The Pension Section adopted an amended mission statement last year that emphasizes adaptation to change. Pension actuaries have become very used to constant change in our industry and practice, and the Pension Section strives to help its members keep up with change through the research and education it sponsors.
The way pension actuaries measure longevity and apply longevity assumptions to valuations has evolved significantly over the past few years. The Society of Actuaries (SOA) is publishing annual updates, whereas before we might have kept the same mortality table over a long period of time. Plan sponsors are choosing to review their own mortality experience and weigh the credibility of this experience to better estimate their liabilities instead of relying on industry tables that generally were required in the past. These changes have required pension actuaries to change their practice and brush up on skills they may not have used much since their formal education, such as credibility theory. The Pension Section has funded research and sponsored continuing education sessions or webinars on these topics to assist its members in adapting to the new normal.
Many public pension plans around the United States continue to face rising and volatile funding requirements for various reasons, including failure to make recommended actuarial contributions, lower future capital market expectations and the continued maturation of these plans. This has resulted in increased scrutiny regarding the perceived sustainability and affordability of these plans. In response, some public pension plans have made changes to benefit provisions or funding strategies, and many others are evaluating their best course for the future.
In order to assist plan sponsors and plan actuaries with determining the best future path, we have revived the Retirement 20/20 initiative—this time with a focus on public plans. We are asking for papers that provide realistic strategies for benefit design and funding practices for public pension plans—in full recognition of the environment in which these plans operate—including thoughts on how to transition from the current state. We hope these papers will elevate the discussion regarding changes to public pension plans.
Many pension actuaries have a desire to broaden their skill sets to be able to consult around broad retirement risks and plan designs. The Pension Section continues to add tools to its toolkit, including a recent paper regarding evaluating defined contribution (DC) plans in a methodical, quantitative way.

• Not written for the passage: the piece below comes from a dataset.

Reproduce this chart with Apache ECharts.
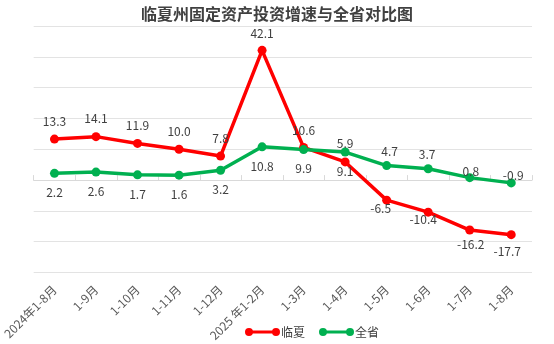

Discussion around state retirement plans and open multiple employer plans may further change how retirement benefits are delivered in the United States. Some Canadian provinces are experimenting with risk-sharing designs and paying variable benefits from DC plans, which may influence the future direction of other provinces or companies with regard to their retirement programs. However the landscape shifts, the Pension Section will strive to provide research and education to help its members adapt.